# Work required
Copy out the entries in full and with complete accuracy; pictures are excluded.

# Stored rows

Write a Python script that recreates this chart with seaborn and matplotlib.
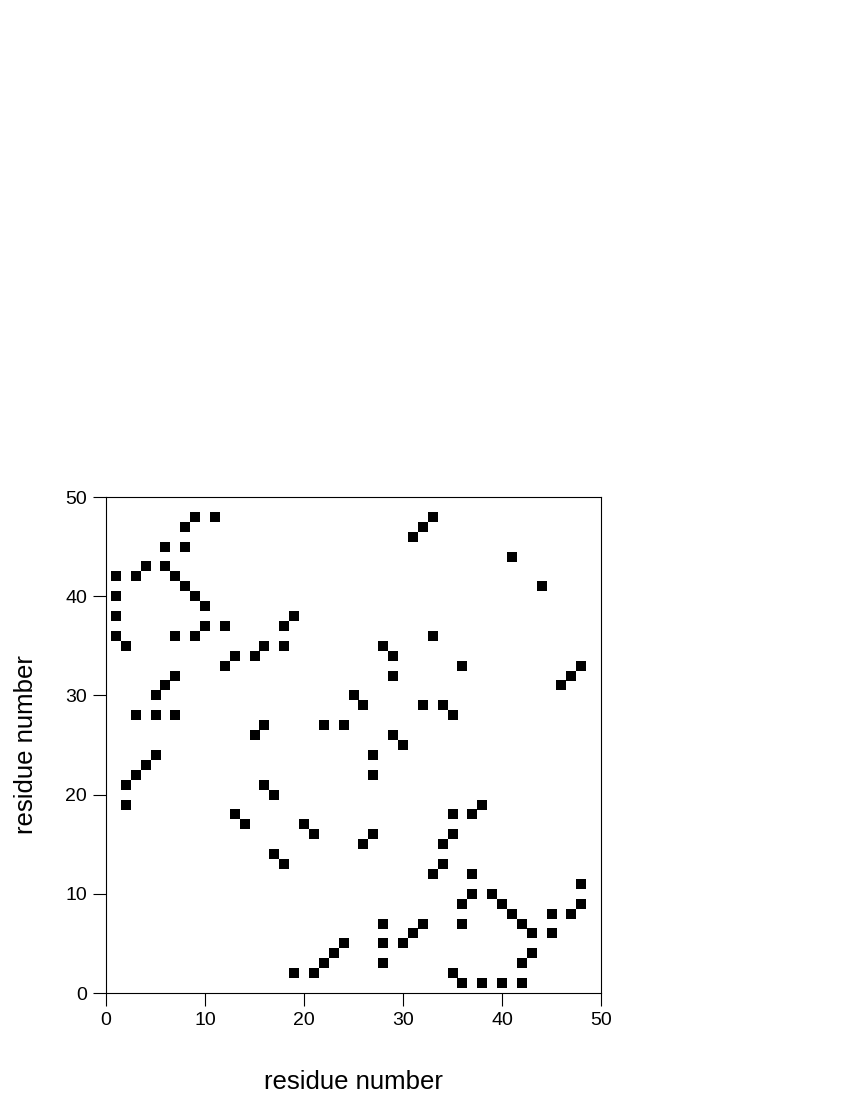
import numpy as np
import pandas as pd
import matplotlib
matplotlib.use("Agg")
import matplotlib.pyplot as plt
import seaborn as sns

# contact map: residue i vs residue j
res_i = [1, 1, 1, 1, 2, 3, 4, 6, 8, 8, 9, 11,
         6, 7, 8, 9, 10, 10, 9, 7, 12, 12, 13, 15, 16, 18, 18, 19,
         3, 5, 7, 5, 6, 7, 15, 16,
         2, 3, 4, 5, 2,
         13, 14, 16, 17, 17, 18, 20, 21,
         22, 24, 25, 26, 27, 27, 26, 27,
         19, 21, 22, 23, 24,
         31, 32, 33, 41, 44,
         33, 28, 29, 29, 36, 46, 47, 48,
         32, 34, 35, 29, 30,
         28, 28, 28, 30, 31, 32,
         33, 34, 34, 35, 35, 37, 38,
         36, 37, 36, 37,
         39, 40, 41, 42, 43, 45, 45, 47, 48, 48,
         42, 43, 35, 36, 38, 40, 42]
res_j = [42, 40, 38, 36, 35, 42, 43, 45, 45, 47, 48, 48,
         43, 42, 41, 40, 39, 37, 36, 36, 37, 33, 34, 34, 35, 35, 37, 38,
         28, 28, 28, 30, 31, 32, 26, 27,
         21, 22, 23, 24, 19,
         18, 17, 21, 20, 14, 13, 17, 16,
         27, 27, 30, 29, 24, 22, 15, 16,
         2, 2, 3, 4, 5,
         46, 47, 48, 44, 41,
         36, 35, 34, 32, 33, 31, 32, 33,
         29, 29, 28, 26, 25,
         7, 5, 3, 5, 6, 7,
         12, 13, 15, 16, 18, 18, 19,
         9, 10, 7, 12,
         10, 9, 8, 7, 6, 6, 8, 8, 9, 11,
         3, 4, 2, 1, 1, 1, 1]

df = pd.DataFrame({"i": res_i, "j": res_j})

sns.set_style("ticks")
plt.rcParams['font.family'] = ['Liberation Sans', 'DejaVu Sans']

fig = plt.figure(figsize=(8.5, 11), dpi=100)
ax = fig.add_axes([106/850, 1-993/1100, 495/850, 496/1100])

sns.scatterplot(data=df, x="i", y="j", ax=ax, marker="s", s=60,
                color="black", linewidth=0, legend=False)

ax.set_xlim(0, 50)
ax.set_ylim(0, 50)
ax.set_xticks([0, 10, 20, 30, 40, 50])
ax.set_yticks([0, 10, 20, 30, 40, 50])
ax.tick_params(direction="out", length=9.5, width=0.8, pad=4,
               labelsize=14, colors="black")
for sp in ax.spines.values():
    sp.set_visible(True)
    sp.set_linewidth(0.8)
    sp.set_color("black")
ax.set_xlabel("residue number", fontsize=18.5, labelpad=30, color="black")
ax.set_ylabel("residue number", fontsize=18.5, labelpad=20, color="black")

fig.savefig("out.png", dpi=100)
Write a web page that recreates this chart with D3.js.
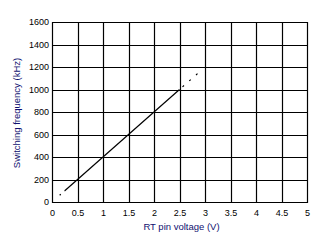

# Exercise response
Write a Python script that recreates this chart with seaborn and matplotlib.
import numpy as np
import pandas as pd
import matplotlib
matplotlib.use("Agg")
import matplotlib.pyplot as plt
import seaborn as sns

# contact map: residue i vs residue j
res_i = [1, 1, 1, 1, 2, 3, 4, 6, 8, 8, 9, 11,
         6, 7, 8, 9, 10, 10, 9, 7, 12, 12, 13, 15, 16, 18, 18, 19,
         3, 5, 7, 5, 6, 7, 15, 16,
         2, 3, 4, 5, 2,
         13, 14, 16, 17, 17, 18, 20, 21,
         22, 24, 25, 26, 27, 27, 26, 27,
         19, 21, 22, 23, 24,
         31, 32, 33, 41, 44,
         33, 28, 29, 29, 36, 46, 47, 48,
         32, 34, 35, 29, 30,
         28, 28, 28, 30, 31, 32,
         33, 34, 34, 35, 35, 37, 38,
         36, 37, 36, 37,
         39, 40, 41, 42, 43, 45, 45, 47, 48, 48,
         42, 43, 35, 36, 38, 40, 42]
res_j = [42, 40, 38, 36, 35, 42, 43, 45, 45, 47, 48, 48,
         43, 42, 41, 40, 39, 37, 36, 36, 37, 33, 34, 34, 35, 35, 37, 38,
         28, 28, 28, 30, 31, 32, 26, 27,
         21, 22, 23, 24, 19,
         18, 17, 21, 20, 14, 13, 17, 16,
         27, 27, 30, 29, 24, 22, 15, 16,
         2, 2, 3, 4, 5,
         46, 47, 48, 44, 41,
         36, 35, 34, 32, 33, 31, 32, 33,
         29, 29, 28, 26, 25,
         7, 5, 3, 5, 6, 7,
         12, 13, 15, 16, 18, 18, 19,
         9, 10, 7, 12,
         10, 9, 8, 7, 6, 6, 8, 8, 9, 11,
         3, 4, 2, 1, 1, 1, 1]

df = pd.DataFrame({"i": res_i, "j": res_j})

sns.set_style("ticks")
plt.rcParams['font.family'] = ['Liberation Sans', 'DejaVu Sans']

fig = plt.figure(figsize=(8.5, 11), dpi=100)
ax = fig.add_axes([106/850, 1-993/1100, 495/850, 496/1100])

sns.scatterplot(data=df, x="i", y="j", ax=ax, marker="s", s=60,
                color="black", linewidth=0, legend=False)

ax.set_xlim(0, 50)
ax.set_ylim(0, 50)
ax.set_xticks([0, 10, 20, 30, 40, 50])
ax.set_yticks([0, 10, 20, 30, 40, 50])
ax.tick_params(direction="out", length=9.5, width=0.8, pad=4,
               labelsize=14, colors="black")
for sp in ax.spines.values():
    sp.set_visible(True)
    sp.set_linewidth(0.8)
    sp.set_color("black")
ax.set_xlabel("residue number", fontsize=18.5, labelpad=30, color="black")
ax.set_ylabel("residue number", fontsize=18.5, labelpad=20, color="black")

fig.savefig("out.png", dpi=100)
Write a web page that recreates this chart with D3.js.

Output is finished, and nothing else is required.